When You’re Not Okay, You Can Still Write.
Sometimes, it’s the best thing for you.

I’m going to be honest with you here. Yesterday was the first day in a long time that I have actively wished that I had some way to put myself out of pain. I wanted with a raw and desperate edge the hydrocodone or benzos I used to take in years past back when I suffered from such horrible depression and anxiety that I’d gobble up my back and psychiatric meds, self-medicating just so I didn’t have to be in my head for a couple of hours.
But I didn’t.
And when I woke up feeling the same way again this morning at 4 a.m., I didn’t then, either.
I cried for hours yesterday. I cried for so long and so hard that my eyes are swollen and achy. I’m crying right now as I write this, because all of my insides feel like they’ve been ripped out of my body and I am so heartsick. I cried for so long that I vomited because I had so many toxins inside me. Because I was gagging on the phlegm.
Then I got up this morning and I wrote.
I’m not telling you any of this because I want you to feel sorry for me.
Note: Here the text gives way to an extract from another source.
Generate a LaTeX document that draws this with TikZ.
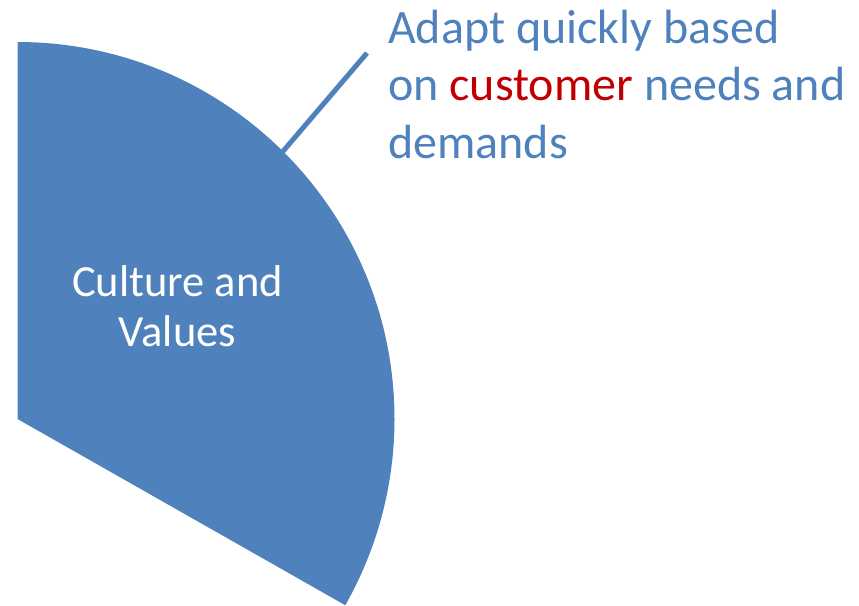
\documentclass[tikz,border=0pt]{standalone}
\usepackage{fontspec}
\setmainfont{Carlito}
\definecolor{pieblue}{HTML}{4F81BD}
\definecolor{txtblue}{HTML}{4F81BD}
\definecolor{custred}{HTML}{C00000}
\begin{document}
\begin{tikzpicture}[x=1pt,y=-1pt,
  leader/.style={draw=pieblue,line width=5pt},
  calltext/.style={anchor=base west,inner sep=0pt,align=left,text=txtblue,font=\fontsize{48}{57.5}\selectfont},
  slicetext/.style={inner sep=0pt,align=center,text=white,font=\fontsize{44.5}{50}\selectfont}]
\useasboundingbox (0,0) rectangle (859,605);
\coordinate (ctr) at (17.5,419);
\fill[pieblue] (ctr) -- (17.5,42) arc[start angle=-90,end angle=29.6,radius=377] -- cycle;
\node[slicetext] (slice) at (177.5,306) {Culture and\\Values};
\coordinate (lineA) at (273,163);
\coordinate (lineB) at (367,53);
\draw[leader] (lineA) -- (lineB);
\node[calltext] (call) at (388,158) {Adapt quickly based\\on \textcolor{custred}{customer} needs and\\demands};
\end{tikzpicture}
\end{document}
Nor am I telling you any of this because I want you to pat me on the back. I don’t want your pity, and I don’t want your kudos. What I want is for you to know that you can do it, too.
There have been so many days like this in my life, and I know you’ve had them, too. I see you. I feel your pain, and I’m right there with you. We can do this. It‘s not possible every day to get up and write…and that’s okay, too. But the important thing is that every day, the page is there for us. The page is there for us when nothing and no one else is. The page is there when things are going great, and when things are going really, desperately wrong. The page is always there, and the great equanimity of it is that it’s just as rewarding either way.
The page gives back what you put into it. The more difficult it is for you when you do show up, the more you’ll get back by having done so.
Writers write. It’s that simple. I’m not necessarily glad I’m here, but I am here, and I have a voice that no one can take away from me — and so do you. Your voice is one of a kind, and the world needs you to use it. We need to hear what you have to say. You were sent here to make a contribution, and you’re the only one who can contribute your own particular, singular piece of the global conversation.
So please, come, write.
Maybe we can all write our way out of whatever’s ailing us…together.
Then we won’t be alone anymore, either.